Schenker then proceeds to shortly outline three common cases of using a pedal tone in compositions: pedal on the tonic at the beginning of the composition, pedal in the middle of the composition, and tonic-pedal at the end. I will refer to these in the chapter on pedal/drone models. At this moment, it is interesting to note that Schenker saw in each of them a “peculiar combination of rest and motion” (p.317).


John Koslovsky points to the structural importance of the pedal point, which “functions as a crucial form-generating and framing device of phrases, sections, and even whole movements.” (Koslovsky, 2012: 42) In his essay ‘Hold that note!’, Koslovsky pleads for more attention for pedal point in music theory classroom. “As an expressive musical technique it heightens the awareness of a sonority and signals large-scale functionality.” (idem.)


Heidrun Bergander has done a research into pedal points in piano literature. In her master thesis (Bergander, 1999) she categorizes pedal on the bases of harmonic function, number of sustained tones, rhythm (figuration). In the conclusion, she gives an overview of the usual pedal-properties.

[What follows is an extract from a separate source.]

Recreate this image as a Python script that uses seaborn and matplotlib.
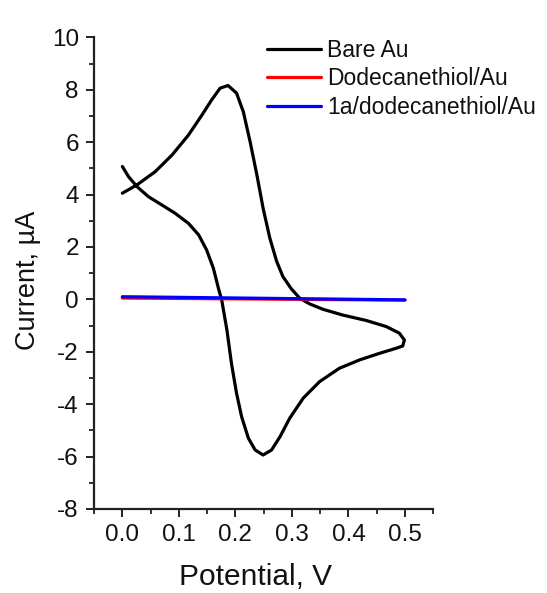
import matplotlib
matplotlib.use("Agg")
import matplotlib.pyplot as plt
from matplotlib.ticker import MultipleLocator, FormatStrFormatter
import numpy as np
import pandas as pd
import seaborn as sns

# Bare Au cyclic voltammogram, traced in sweep order
bare_v = [0.000, 0.011, 0.026, 0.046, 0.070, 0.093, 0.117, 0.135, 0.149, 0.161,
          0.170, 0.176, 0.185, 0.193, 0.202, 0.211, 0.223, 0.235, 0.249, 0.264,
          0.279, 0.296, 0.320, 0.349, 0.384, 0.420, 0.455, 0.484, 0.496, 0.499,
          0.490, 0.467, 0.432, 0.390, 0.355, 0.332, 0.314, 0.299, 0.284, 0.273,
          0.261, 0.249, 0.238, 0.226, 0.214, 0.202, 0.187, 0.173, 0.158, 0.141,
          0.117, 0.088, 0.058, 0.026, 0.000]
bare_i = [5.07, 4.68, 4.30, 3.92, 3.60, 3.29, 2.90, 2.46, 1.89, 1.19,
          0.42, -0.05, -1.17, -2.44, -3.58, -4.48, -5.30, -5.75, -5.94, -5.75,
          -5.24, -4.54, -3.77, -3.14, -2.63, -2.31, -2.06, -1.87, -1.78, -1.55,
          -1.29, -1.04, -0.81, -0.60, -0.38, -0.18, 0.04, 0.40, 0.87, 1.45,
          2.33, 3.48, 4.75, 6.02, 7.16, 7.87, 8.16, 8.06, 7.61, 7.04,
          6.27, 5.51, 4.87, 4.37, 4.05]

# blocked electrodes: almost flat lines
flat_v = [0.0, 0.5]
dodecane_i = [0.05, -0.03]
film_i = [0.10, -0.02]

labels = ["Bare Au", "Dodecanethiol/Au", "1a/dodecanethiol/Au"]
colors = ["#000000", "#ff0000", "#0000ff"]

sns.set_theme(style="ticks")
plt.rcParams["font.family"] = ["Liberation Sans", "DejaVu Sans"]
plt.rcParams["text.color"] = "#111111"
plt.rcParams["axes.labelcolor"] = "#111111"
plt.rcParams["axes.unicode_minus"] = False

df = pd.concat([
    pd.DataFrame({"V": bare_v, "I": bare_i, "sample": labels[0]}),
    pd.DataFrame({"V": flat_v, "I": dodecane_i, "sample": labels[1]}),
    pd.DataFrame({"V": flat_v, "I": film_i, "sample": labels[2]}),
])

fig = plt.figure(figsize=(5.47, 5.93), dpi=100)
ax = fig.add_axes([0.172, 0.1417, 0.620, 0.7954])

sns.lineplot(data=df, x="V", y="I", hue="sample", palette=dict(zip(labels, colors)),
             sort=False, estimator=None, units="sample", linewidth=2.3,
             solid_joinstyle="round", solid_capstyle="round", ax=ax)

ax.set_xlim(-0.05, 0.55)
ax.set_ylim(-8, 10)
ax.xaxis.set_major_locator(MultipleLocator(0.1))
ax.xaxis.set_minor_locator(MultipleLocator(0.05))
ax.yaxis.set_major_locator(MultipleLocator(2))
ax.yaxis.set_minor_locator(MultipleLocator(1))
ax.xaxis.set_major_formatter(FormatStrFormatter("%.1f"))

for side in ["top", "right"]:
    ax.spines[side].set_visible(False)
for side in ["left", "bottom"]:
    ax.spines[side].set_linewidth(1.6)
    ax.spines[side].set_color("#222222")
ax.tick_params(which="major", direction="out", length=6, width=1.4, colors="#222222",
               labelsize=17.5, labelcolor="#111111", pad=5)
ax.tick_params(which="minor", direction="out", length=3.5, width=1.3, colors="#222222")

ax.set_xlabel("Potential, V", fontsize=21.5, labelpad=12)
ax.set_ylabel("Current, \u00b5A", fontsize=19.5, labelpad=8)
ax.xaxis.label.set_x(0.476)
ax.yaxis.label.set_y(0.485)

ax.legend(loc="upper left", bbox_to_anchor=(0.509, 0.997), frameon=False, fontsize=16.5,
          handlelength=2.35, handletextpad=0.3, labelspacing=0.24, borderpad=0,
          borderaxespad=0, title=None)

fig.savefig("out.png", dpi=100, facecolor="white")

Related to nonwestern music, The Garland Encyclopedia of World Music is a rich source of information. ‘Drone’ is an index item, referring to pages of all of the (main) nine volumes, to all of the world regions. The examples include vocal, instrumental and vocal-instrumental music.[4] Drone is seen in the context of tone-system (modality), as providing the tonic, or in the context of primitive polyphony. In both cases, the long notes are often just mentioned in the analysis, their properties not discussed, except for the length and the harmonic function.[5]


Drones and pedals in popular music are not an original invention within the genre. Popular music uses all the main variants of sustained sound which we find also in art music: folk drone, harmonic pedal, and textural drone. Related publications mention usually their harmonic function – if the music is tonal. In music where pitch is not the main parameter, theorists refer to their sound-properties, their sonority (e.g. Ericson, 1975).


In the domain of musicology, an important book is The Popular Origins of Western Music, where musicologist Peter Van der Merwe treats drone as having an essential function in the forming of the modern tonality.

 

 

next: 'Too long' notes 

 


[1] It should be noted that Piston does not discuss the functions and structural positions of pedal tones in the chapter on non-chord tones, where this concept is introduced and illustrated. This extra information is interwoven throughout the book. 

[2] Bergander (1999: 84) concludes that, related to harmonic aspects, there could be three categories of pedal tones: 1) consonant chord tone, 2) dissonant chord tone, and 3) non-chord tone.  The second category refers to chords of four and more notes, where the pedal tone would be 7th, 9th, etc. of the chord. The distinction consonant-dissonant chord tone does not take into account the special harmonic nature of the bass tone (in case of pedal in the bass voice), and as such could be criticized. Is the third of the chord as consonant as the root? Is the ninth of the chord in the bass indeed a different category than non-chord tone? Understanding this problem, Bergander emphasizes elsewhere the relevance of style. 

[3] my translation

[4] I have written more extensively about this in my BA-thesis Sustained sound: pedal versus drone (UvA, 2007).

[5] A good example is the chapter ‘Origin of Polyphony’ in The New Oxford History of Music (1957, Vol. 1: 21), where we read about ancient music and the first polyphonic musical forms. Canon is named as one of the oldest, and the discussing of its composing techniques and its realization in music ends with a casual note (about Papuan music) that “the canon is sometimes worked out over a third free part or over a drone.”